[Dataset extract start]

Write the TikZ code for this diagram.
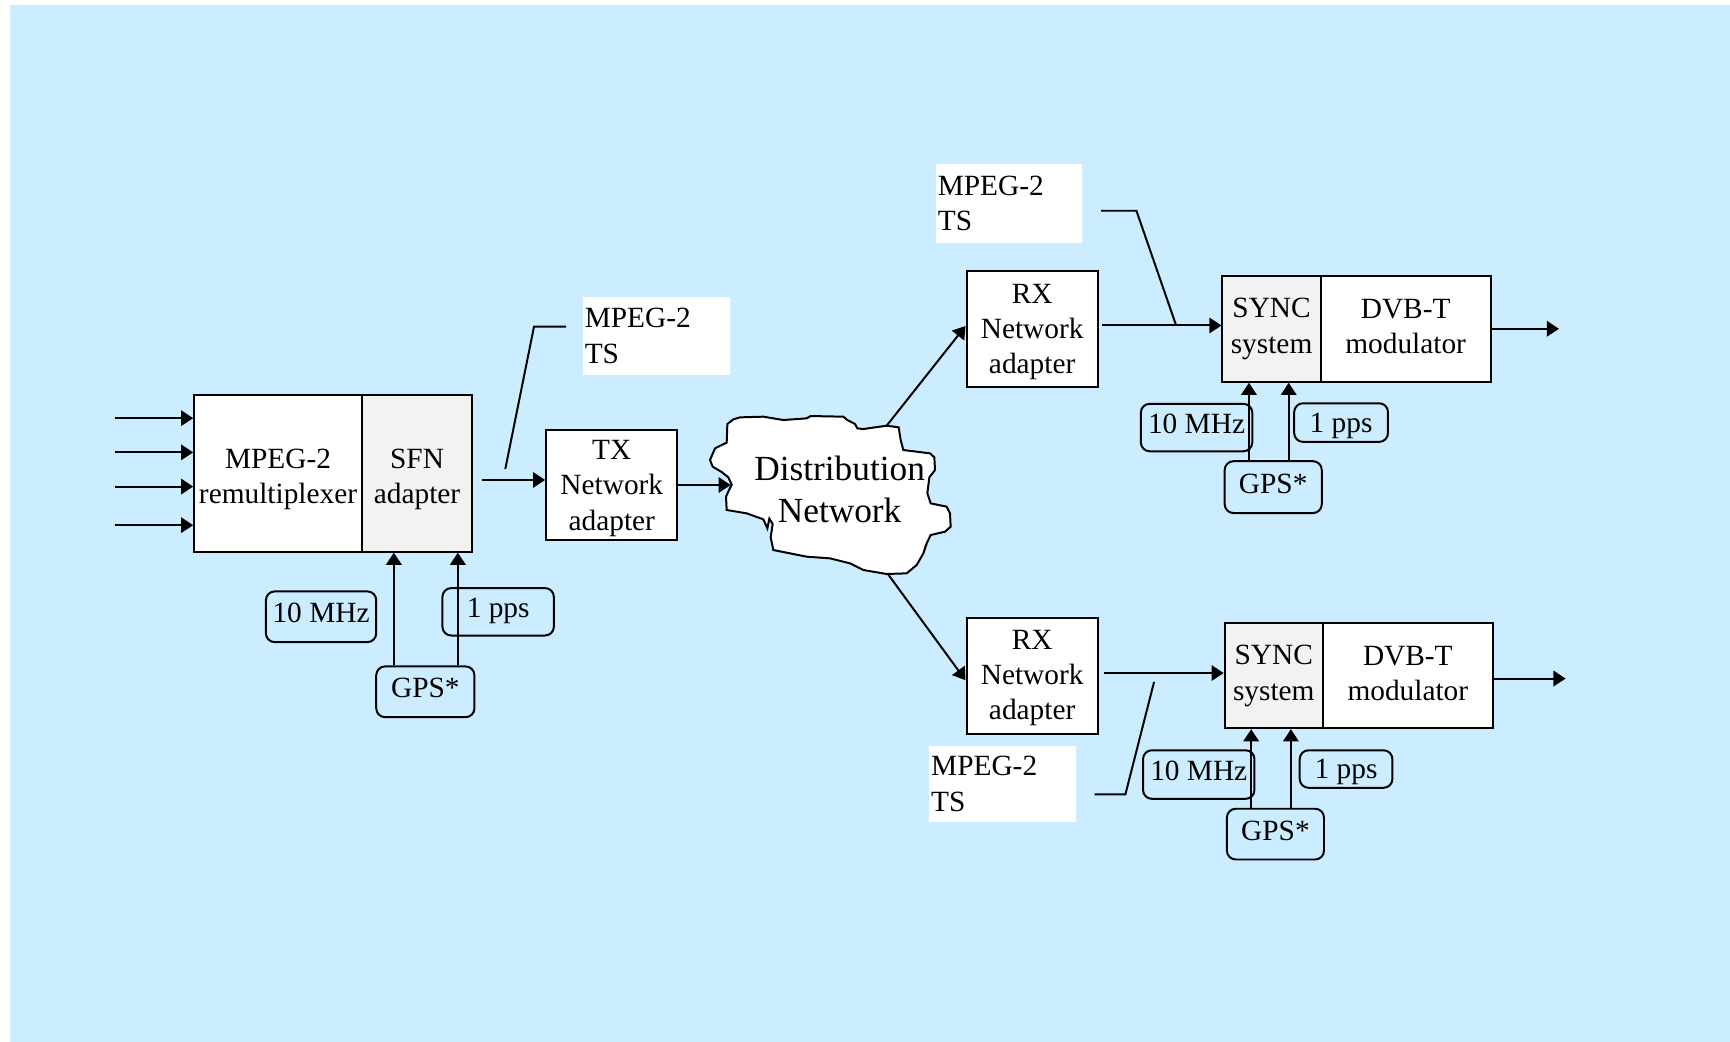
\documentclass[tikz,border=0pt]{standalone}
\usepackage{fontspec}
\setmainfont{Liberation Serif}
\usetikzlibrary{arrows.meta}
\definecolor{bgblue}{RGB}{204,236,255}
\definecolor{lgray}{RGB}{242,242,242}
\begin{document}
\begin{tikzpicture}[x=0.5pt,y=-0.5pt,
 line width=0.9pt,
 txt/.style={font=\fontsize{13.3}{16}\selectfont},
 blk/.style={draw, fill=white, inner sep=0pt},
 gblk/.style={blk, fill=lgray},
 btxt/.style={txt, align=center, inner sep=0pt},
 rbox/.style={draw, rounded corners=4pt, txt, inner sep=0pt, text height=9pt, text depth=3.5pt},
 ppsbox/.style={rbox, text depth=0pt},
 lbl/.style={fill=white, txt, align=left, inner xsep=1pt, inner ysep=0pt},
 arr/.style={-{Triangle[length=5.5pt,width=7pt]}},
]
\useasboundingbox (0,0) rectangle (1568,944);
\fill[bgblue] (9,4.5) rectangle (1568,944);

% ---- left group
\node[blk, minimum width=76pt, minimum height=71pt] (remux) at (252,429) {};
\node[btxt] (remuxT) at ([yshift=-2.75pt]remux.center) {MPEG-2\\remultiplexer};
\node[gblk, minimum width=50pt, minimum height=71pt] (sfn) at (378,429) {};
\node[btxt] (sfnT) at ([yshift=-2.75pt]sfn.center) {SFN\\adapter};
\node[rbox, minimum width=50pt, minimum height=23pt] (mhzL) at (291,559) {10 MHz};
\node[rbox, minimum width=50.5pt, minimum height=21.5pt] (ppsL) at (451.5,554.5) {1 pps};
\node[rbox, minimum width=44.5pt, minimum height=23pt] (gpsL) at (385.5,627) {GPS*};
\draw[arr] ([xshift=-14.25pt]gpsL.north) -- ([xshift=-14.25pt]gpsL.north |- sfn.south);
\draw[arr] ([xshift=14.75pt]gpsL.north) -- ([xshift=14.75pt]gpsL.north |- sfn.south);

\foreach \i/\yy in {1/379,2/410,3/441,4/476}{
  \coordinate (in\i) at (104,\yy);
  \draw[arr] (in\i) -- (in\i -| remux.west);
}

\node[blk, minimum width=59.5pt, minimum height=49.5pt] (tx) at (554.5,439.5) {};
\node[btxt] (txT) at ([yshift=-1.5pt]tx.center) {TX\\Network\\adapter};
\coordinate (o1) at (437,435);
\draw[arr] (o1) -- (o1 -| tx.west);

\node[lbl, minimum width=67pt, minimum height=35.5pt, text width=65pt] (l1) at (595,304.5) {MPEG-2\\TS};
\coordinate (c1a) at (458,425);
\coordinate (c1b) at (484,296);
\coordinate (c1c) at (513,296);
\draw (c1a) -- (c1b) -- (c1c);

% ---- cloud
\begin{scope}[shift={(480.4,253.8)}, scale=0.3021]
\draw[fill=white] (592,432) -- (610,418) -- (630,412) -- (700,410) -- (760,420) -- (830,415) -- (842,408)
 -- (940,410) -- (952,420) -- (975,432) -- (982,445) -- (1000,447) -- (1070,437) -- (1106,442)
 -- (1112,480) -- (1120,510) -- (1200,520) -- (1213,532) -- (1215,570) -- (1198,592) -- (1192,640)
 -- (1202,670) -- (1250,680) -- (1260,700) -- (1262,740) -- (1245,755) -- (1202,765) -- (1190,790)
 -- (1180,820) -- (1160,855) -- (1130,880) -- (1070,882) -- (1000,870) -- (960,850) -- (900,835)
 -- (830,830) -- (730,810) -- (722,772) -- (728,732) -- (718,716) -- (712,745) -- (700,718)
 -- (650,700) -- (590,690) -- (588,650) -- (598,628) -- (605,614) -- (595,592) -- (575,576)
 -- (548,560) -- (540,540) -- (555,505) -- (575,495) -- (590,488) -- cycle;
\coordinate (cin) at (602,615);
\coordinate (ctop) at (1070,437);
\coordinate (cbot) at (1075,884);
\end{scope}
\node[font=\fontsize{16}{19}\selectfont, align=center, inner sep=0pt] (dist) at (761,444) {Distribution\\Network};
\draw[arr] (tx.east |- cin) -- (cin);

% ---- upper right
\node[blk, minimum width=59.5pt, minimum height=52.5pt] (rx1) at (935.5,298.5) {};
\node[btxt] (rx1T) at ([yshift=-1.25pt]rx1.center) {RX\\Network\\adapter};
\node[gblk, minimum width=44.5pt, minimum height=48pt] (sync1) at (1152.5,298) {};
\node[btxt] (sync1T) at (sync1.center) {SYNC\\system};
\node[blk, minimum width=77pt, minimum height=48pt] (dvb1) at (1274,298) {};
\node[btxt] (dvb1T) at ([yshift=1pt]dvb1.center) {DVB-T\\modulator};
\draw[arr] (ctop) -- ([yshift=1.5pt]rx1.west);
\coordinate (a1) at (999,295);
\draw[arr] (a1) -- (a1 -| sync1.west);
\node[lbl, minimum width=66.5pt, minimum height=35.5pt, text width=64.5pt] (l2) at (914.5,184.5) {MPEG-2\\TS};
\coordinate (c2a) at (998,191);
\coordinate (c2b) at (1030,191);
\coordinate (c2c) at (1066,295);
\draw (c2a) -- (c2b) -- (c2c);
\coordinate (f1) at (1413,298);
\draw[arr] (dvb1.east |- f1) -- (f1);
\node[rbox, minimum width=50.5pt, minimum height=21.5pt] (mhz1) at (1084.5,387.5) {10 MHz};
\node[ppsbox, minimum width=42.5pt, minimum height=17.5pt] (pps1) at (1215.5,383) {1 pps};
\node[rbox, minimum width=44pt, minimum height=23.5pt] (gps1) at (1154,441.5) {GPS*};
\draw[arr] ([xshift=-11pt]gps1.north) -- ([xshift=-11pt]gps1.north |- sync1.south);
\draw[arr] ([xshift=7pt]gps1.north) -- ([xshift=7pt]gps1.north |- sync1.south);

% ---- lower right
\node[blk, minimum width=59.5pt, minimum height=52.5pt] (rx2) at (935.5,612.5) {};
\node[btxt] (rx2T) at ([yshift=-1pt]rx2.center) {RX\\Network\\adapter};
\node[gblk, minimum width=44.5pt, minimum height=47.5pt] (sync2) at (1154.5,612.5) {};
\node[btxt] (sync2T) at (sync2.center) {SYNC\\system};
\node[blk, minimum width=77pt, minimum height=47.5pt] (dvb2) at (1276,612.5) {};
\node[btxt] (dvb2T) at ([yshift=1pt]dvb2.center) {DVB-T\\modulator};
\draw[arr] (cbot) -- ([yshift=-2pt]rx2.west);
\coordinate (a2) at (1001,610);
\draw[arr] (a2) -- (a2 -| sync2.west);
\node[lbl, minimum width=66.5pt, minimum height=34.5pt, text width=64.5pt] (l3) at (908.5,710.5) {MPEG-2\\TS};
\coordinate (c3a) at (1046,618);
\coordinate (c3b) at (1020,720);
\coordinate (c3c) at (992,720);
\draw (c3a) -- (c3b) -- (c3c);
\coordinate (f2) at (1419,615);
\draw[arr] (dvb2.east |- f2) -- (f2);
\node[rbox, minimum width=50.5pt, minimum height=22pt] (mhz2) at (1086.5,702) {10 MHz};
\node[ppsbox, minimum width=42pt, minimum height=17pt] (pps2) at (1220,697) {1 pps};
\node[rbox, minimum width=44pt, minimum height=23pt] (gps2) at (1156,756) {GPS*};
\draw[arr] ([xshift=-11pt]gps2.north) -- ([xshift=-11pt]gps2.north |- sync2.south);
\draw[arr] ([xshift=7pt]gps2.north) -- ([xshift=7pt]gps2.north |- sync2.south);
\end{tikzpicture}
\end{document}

[Dataset extract end]

■ **To be done**: Leaving out the pictures, repeat the data above exactly.

■ **Solution to the problem**:
Write the TikZ code for this diagram.
\documentclass[tikz,border=0pt]{standalone}
\usepackage{fontspec}
\setmainfont{Liberation Serif}
\usetikzlibrary{arrows.meta}
\definecolor{bgblue}{RGB}{204,236,255}
\definecolor{lgray}{RGB}{242,242,242}
\begin{document}
\begin{tikzpicture}[x=0.5pt,y=-0.5pt,
 line width=0.9pt,
 txt/.style={font=\fontsize{13.3}{16}\selectfont},
 blk/.style={draw, fill=white, inner sep=0pt},
 gblk/.style={blk, fill=lgray},
 btxt/.style={txt, align=center, inner sep=0pt},
 rbox/.style={draw, rounded corners=4pt, txt, inner sep=0pt, text height=9pt, text depth=3.5pt},
 ppsbox/.style={rbox, text depth=0pt},
 lbl/.style={fill=white, txt, align=left, inner xsep=1pt, inner ysep=0pt},
 arr/.style={-{Triangle[length=5.5pt,width=7pt]}},
]
\useasboundingbox (0,0) rectangle (1568,944);
\fill[bgblue] (9,4.5) rectangle (1568,944);

% ---- left group
\node[blk, minimum width=76pt, minimum height=71pt] (remux) at (252,429) {};
\node[btxt] (remuxT) at ([yshift=-2.75pt]remux.center) {MPEG-2\\remultiplexer};
\node[gblk, minimum width=50pt, minimum height=71pt] (sfn) at (378,429) {};
\node[btxt] (sfnT) at ([yshift=-2.75pt]sfn.center) {SFN\\adapter};
\node[rbox, minimum width=50pt, minimum height=23pt] (mhzL) at (291,559) {10 MHz};
\node[rbox, minimum width=50.5pt, minimum height=21.5pt] (ppsL) at (451.5,554.5) {1 pps};
\node[rbox, minimum width=44.5pt, minimum height=23pt] (gpsL) at (385.5,627) {GPS*};
\draw[arr] ([xshift=-14.25pt]gpsL.north) -- ([xshift=-14.25pt]gpsL.north |- sfn.south);
\draw[arr] ([xshift=14.75pt]gpsL.north) -- ([xshift=14.75pt]gpsL.north |- sfn.south);

\foreach \i/\yy in {1/379,2/410,3/441,4/476}{
  \coordinate (in\i) at (104,\yy);
  \draw[arr] (in\i) -- (in\i -| remux.west);
}

\node[blk, minimum width=59.5pt, minimum height=49.5pt] (tx) at (554.5,439.5) {};
\node[btxt] (txT) at ([yshift=-1.5pt]tx.center) {TX\\Network\\adapter};
\coordinate (o1) at (437,435);
\draw[arr] (o1) -- (o1 -| tx.west);

\node[lbl, minimum width=67pt, minimum height=35.5pt, text width=65pt] (l1) at (595,304.5) {MPEG-2\\TS};
\coordinate (c1a) at (458,425);
\coordinate (c1b) at (484,296);
\coordinate (c1c) at (513,296);
\draw (c1a) -- (c1b) -- (c1c);

% ---- cloud
\begin{scope}[shift={(480.4,253.8)}, scale=0.3021]
\draw[fill=white] (592,432) -- (610,418) -- (630,412) -- (700,410) -- (760,420) -- (830,415) -- (842,408)
 -- (940,410) -- (952,420) -- (975,432) -- (982,445) -- (1000,447) -- (1070,437) -- (1106,442)
 -- (1112,480) -- (1120,510) -- (1200,520) -- (1213,532) -- (1215,570) -- (1198,592) -- (1192,640)
 -- (1202,670) -- (1250,680) -- (1260,700) -- (1262,740) -- (1245,755) -- (1202,765) -- (1190,790)
 -- (1180,820) -- (1160,855) -- (1130,880) -- (1070,882) -- (1000,870) -- (960,850) -- (900,835)
 -- (830,830) -- (730,810) -- (722,772) -- (728,732) -- (718,716) -- (712,745) -- (700,718)
 -- (650,700) -- (590,690) -- (588,650) -- (598,628) -- (605,614) -- (595,592) -- (575,576)
 -- (548,560) -- (540,540) -- (555,505) -- (575,495) -- (590,488) -- cycle;
\coordinate (cin) at (602,615);
\coordinate (ctop) at (1070,437);
\coordinate (cbot) at (1075,884);
\end{scope}
\node[font=\fontsize{16}{19}\selectfont, align=center, inner sep=0pt] (dist) at (761,444) {Distribution\\Network};
\draw[arr] (tx.east |- cin) -- (cin);

% ---- upper right
\node[blk, minimum width=59.5pt, minimum height=52.5pt] (rx1) at (935.5,298.5) {};
\node[btxt] (rx1T) at ([yshift=-1.25pt]rx1.center) {RX\\Network\\adapter};
\node[gblk, minimum width=44.5pt, minimum height=48pt] (sync1) at (1152.5,298) {};
\node[btxt] (sync1T) at (sync1.center) {SYNC\\system};
\node[blk, minimum width=77pt, minimum height=48pt] (dvb1) at (1274,298) {};
\node[btxt] (dvb1T) at ([yshift=1pt]dvb1.center) {DVB-T\\modulator};
\draw[arr] (ctop) -- ([yshift=1.5pt]rx1.west);
\coordinate (a1) at (999,295);
\draw[arr] (a1) -- (a1 -| sync1.west);
\node[lbl, minimum width=66.5pt, minimum height=35.5pt, text width=64.5pt] (l2) at (914.5,184.5) {MPEG-2\\TS};
\coordinate (c2a) at (998,191);
\coordinate (c2b) at (1030,191);
\coordinate (c2c) at (1066,295);
\draw (c2a) -- (c2b) -- (c2c);
\coordinate (f1) at (1413,298);
\draw[arr] (dvb1.east |- f1) -- (f1);
\node[rbox, minimum width=50.5pt, minimum height=21.5pt] (mhz1) at (1084.5,387.5) {10 MHz};
\node[ppsbox, minimum width=42.5pt, minimum height=17.5pt] (pps1) at (1215.5,383) {1 pps};
\node[rbox, minimum width=44pt, minimum height=23.5pt] (gps1) at (1154,441.5) {GPS*};
\draw[arr] ([xshift=-11pt]gps1.north) -- ([xshift=-11pt]gps1.north |- sync1.south);
\draw[arr] ([xshift=7pt]gps1.north) -- ([xshift=7pt]gps1.north |- sync1.south);

% ---- lower right
\node[blk, minimum width=59.5pt, minimum height=52.5pt] (rx2) at (935.5,612.5) {};
\node[btxt] (rx2T) at ([yshift=-1pt]rx2.center) {RX\\Network\\adapter};
\node[gblk, minimum width=44.5pt, minimum height=47.5pt] (sync2) at (1154.5,612.5) {};
\node[btxt] (sync2T) at (sync2.center) {SYNC\\system};
\node[blk, minimum width=77pt, minimum height=47.5pt] (dvb2) at (1276,612.5) {};
\node[btxt] (dvb2T) at ([yshift=1pt]dvb2.center) {DVB-T\\modulator};
\draw[arr] (cbot) -- ([yshift=-2pt]rx2.west);
\coordinate (a2) at (1001,610);
\draw[arr] (a2) -- (a2 -| sync2.west);
\node[lbl, minimum width=66.5pt, minimum height=34.5pt, text width=64.5pt] (l3) at (908.5,710.5) {MPEG-2\\TS};
\coordinate (c3a) at (1046,618);
\coordinate (c3b) at (1020,720);
\coordinate (c3c) at (992,720);
\draw (c3a) -- (c3b) -- (c3c);
\coordinate (f2) at (1419,615);
\draw[arr] (dvb2.east |- f2) -- (f2);
\node[rbox, minimum width=50.5pt, minimum height=22pt] (mhz2) at (1086.5,702) {10 MHz};
\node[ppsbox, minimum width=42pt, minimum height=17pt] (pps2) at (1220,697) {1 pps};
\node[rbox, minimum width=44pt, minimum height=23pt] (gps2) at (1156,756) {GPS*};
\draw[arr] ([xshift=-11pt]gps2.north) -- ([xshift=-11pt]gps2.north |- sync2.south);
\draw[arr] ([xshift=7pt]gps2.north) -- ([xshift=7pt]gps2.north |- sync2.south);
\end{tikzpicture}
\end{document}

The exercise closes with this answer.